Force first made conquest and that conquest law;
Till Superstition taught the tyrant awe,

Then shared the tyranny, then lent it aid,

And gods of conquerors, slaves of subjects made;

She, 'mid the lightning's blaze and thunder's sound,

When rock'd the mountains and when groan'd the ground--
She taught the weak to trust, the proud to pray
To Power unseen and mightier far than they;
She from the rending earth and bursting skies
Saw gods descend and fiends infernal rise;
There fix'd the dreadful, there the blest abodes;
Fear made her devils, and weak hope her gods;
Gods partial, changeful, passionate, unjust,
Whose attributes were rage, revenge, or lust;
Such as the souls of cowards might conceive,
And, framed like tyrants, tyrants would believe.

If the test of poetry were the power of expressing a theory more closely and pointedly than prose, such writing would take a very high place. Some popular philosophers would make a sounding chapter out of those sixteen lines.

The Essay on Man brought Pope into difficulties. The central thesis, "whatever is is right," might be understood in various senses, and in some sense it would be accepted by every theist. But, in Bolingbroke's teaching, it received a heterodox application, and in Pope's imperfect version of Bolingbroke the taint was not removed. The logical outcome of the rationalistic theory of the time was some form of pantheism, and the tendency is still more marked in a poetical statement, where it was difficult to state the refined distinctions by which the conclusion is averted. When theology is regarded as demonstrable by reason, the need of a revelation ceases to be obvious. The optimistic view which sees the proof of divine order in the vast harmony of the whole visible world, throws into the background the darker side of the universe reflected in the theological doctrines of human corruption, and the consequent need of a future judgment in separation of good from evil. I need not inquire whether any optimistic theory is really tenable; but the popular version of the creed involved the attempt to ignore the evils under which all creation groans, and produced in different minds the powerful retort of Butler's Analogy, and the biting sarcasm of Voltaire's Candide. Pope, accepting the doctrine without any perception of these difficulties, unintentionally fell into sheer pantheism. He was not yielding to the logical instinct which carries out a theory to its legitimate development; but obeying the imaginative impulse which cannot stop to listen to the usual qualifications and safe

guards of the orthodox reasoner. The best passages in the essay are those in which he is frankly pantheistic, and is swept, like Shaftesbury, into enthusiastic assertion of the universal harmony of things.

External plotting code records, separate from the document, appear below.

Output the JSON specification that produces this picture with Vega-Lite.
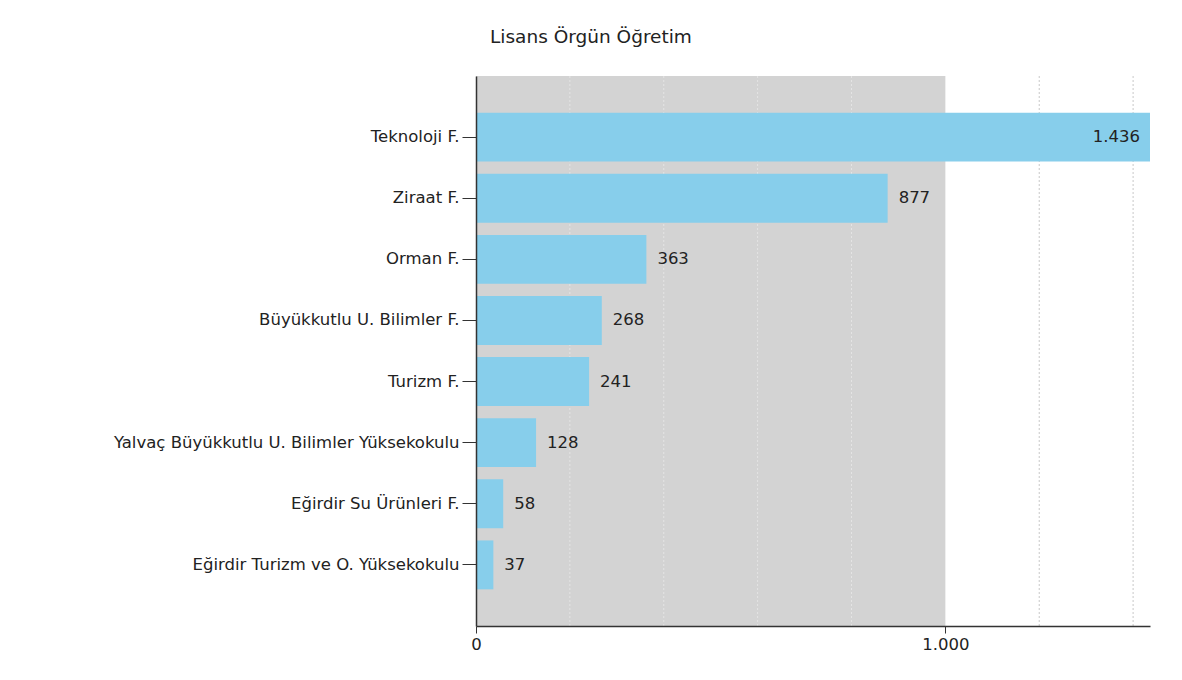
{
  "$schema": "https://vega.github.io/schema/vega-lite/v6.json",
  "autosize": "none",
  "width": 674,
  "height": 550,
  "padding": {"left": 476, "top": 76, "right": 32, "bottom": 54},
  "background": "white",
  "config": {
    "font": "DejaVu Sans",
    "view": {"stroke": null},
    "locale": {"number": {"decimal": ",", "thousands": ".", "grouping": [3], "currency": ["", ""]}}
  },
  "title": {
    "text": "Lisans Örgün Öğretim",
    "anchor": "start",
    "frame": "group",
    "dx": 14,
    "offset": 29,
    "fontSize": 18.5,
    "fontWeight": "normal",
    "color": "#222"
  },
  "datasets": {
    "bars": [
      {"birim": "Teknoloji F.", "sayi": 1436},
      {"birim": "Ziraat F.", "sayi": 877},
      {"birim": "Orman F.", "sayi": 363},
      {"birim": "Büyükkutlu U. Bilimler F.", "sayi": 268},
      {"birim": "Turizm F.", "sayi": 241},
      {"birim": "Yalvaç Büyükkutlu U. Bilimler Yüksekokulu", "sayi": 128},
      {"birim": "Eğirdir Su Ürünleri F.", "sayi": 58},
      {"birim": "Eğirdir Turizm ve O. Yüksekokulu", "sayi": 37}
    ],
    "bg": [{"start": 0, "end": 1000}],
    "grid": [{"v": 200}, {"v": 400}, {"v": 600}, {"v": 800}, {"v": 1200}, {"v": 1400}]
  },
  "layer": [
    {
      "data": {"name": "bg"},
      "mark": {"type": "rect", "color": "#d3d3d3"},
      "encoding": {
        "x": {
          "field": "start", "type": "quantitative",
          "scale": {"domain": [0, 1436], "nice": false},
          "axis": {
            "title": null,
            "values": [0, 1000],
            "format": ",d",
            "grid": false,
            "labelFlush": false,
            "labelFontSize": 16.5,
            "labelColor": "#222",
            "tickSize": 7,
            "tickColor": "#333",
            "domainColor": "#333",
            "domainWidth": 1.5,
            "labelPadding": 3,
            "zindex": 2
          }
        },
        "x2": {"field": "end"}
      }
    },
    {
      "data": {"name": "grid"},
      "transform": [{"filter": "datum.v < 1000"}],
      "mark": {"type": "rule", "color": "#e4e4e4", "strokeDash": [2, 2], "strokeWidth": 1},
      "encoding": {"x": {"field": "v", "type": "quantitative"}}
    },
    {
      "data": {"name": "grid"},
      "transform": [{"filter": "datum.v > 1000"}],
      "mark": {"type": "rule", "color": "#c8c8c8", "strokeDash": [2, 2], "strokeWidth": 1},
      "encoding": {"x": {"field": "v", "type": "quantitative"}}
    },
    {
      "data": {"name": "bars"},
      "mark": {"type": "bar", "color": "#87ceeb"},
      "encoding": {
        "y": {
          "field": "birim", "type": "nominal", "sort": null,
          "scale": {"paddingInner": 0.2, "paddingOuter": 0.6},
          "axis": {
            "title": null,
            "labelFontSize": 16.5,
            "labelColor": "#222",
            "labelPadding": 3,
            "tickSize": 14,
            "tickColor": "#333",
            "domainColor": "#333",
            "domainWidth": 1.5,
            "labelLimit": 500,
            "zindex": 2
          }
        },
        "x": {"field": "sayi", "type": "quantitative"}
      }
    },
    {
      "data": {"name": "bars"},
      "transform": [{"filter": "datum.sayi < 1300"}],
      "mark": {"type": "text", "align": "left", "dx": 11, "fontSize": 16.5, "color": "#222"},
      "encoding": {
        "y": {"field": "birim", "type": "nominal", "sort": null},
        "x": {"field": "sayi", "type": "quantitative"},
        "text": {"field": "sayi", "type": "quantitative", "format": ",d"}
      }
    },
    {
      "data": {"name": "bars"},
      "transform": [{"filter": "datum.sayi >= 1300"}],
      "mark": {"type": "text", "align": "right", "dx": -10, "fontSize": 16.5, "color": "#222"},
      "encoding": {
        "y": {"field": "birim", "type": "nominal", "sort": null},
        "x": {"field": "sayi", "type": "quantitative"},
        "text": {"field": "sayi", "type": "quantitative", "format": ",d"}
      }
    }
  ]
}
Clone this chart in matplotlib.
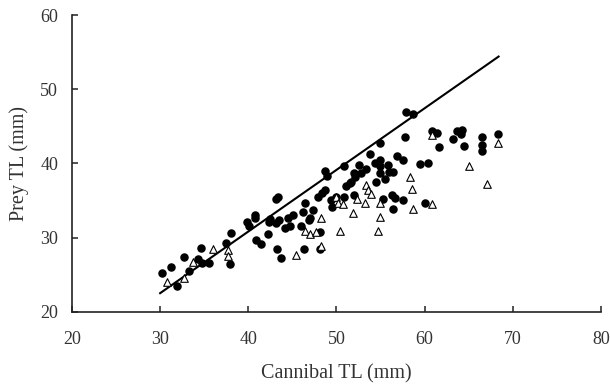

All are but parts of one stupendous whole,
Whose body nature is, and God the soul;

That changed thro' all and yet in all the same,
Great in the earth as in the ethereal frame;
Warms in the sun, refreshes in the breeze,
Glows in the stars, and blossoms in the trees;
Lives thro' all life, extends thro' all extent,
Spreads undivided, operates unspent ;
Breathes in our soul, informs our mortal part,
As full, as perfect, in a hair as heart;
As full, as perfect, in vile man that mourns,
As the rapt seraph that adores and burns;
To him, no high, no low, no great, no small,
He fills, he bounds, connects, and equals all.

In spite of some awkward phrases (hair and heart is a vile antithesis), the passage is eloquent but can hardly be called orthodox. And it was still worse when Pope undertook to show that even evil passions and vices were part of the harmony; that "a Borgia and a Cataline" were as much a part of the divine order as a plague or an earthquake, and that self-love and lust were essential to social welfare.

Pope's own religious position is characteristic and easily definable. If it is not quite defensible on the strictest principles of plain speaking, it is also certain that we could not condemn him without condemning many of the best and most catholic-spirited of men. The dogmatic system in which he had presumably been educated had softened under the influence of the cultivated thought of the day. Pope, as the member of a persecuted sect, had learnt to share that righteous hatred of bigotry which is the honourable characteristic of his best contemporaries.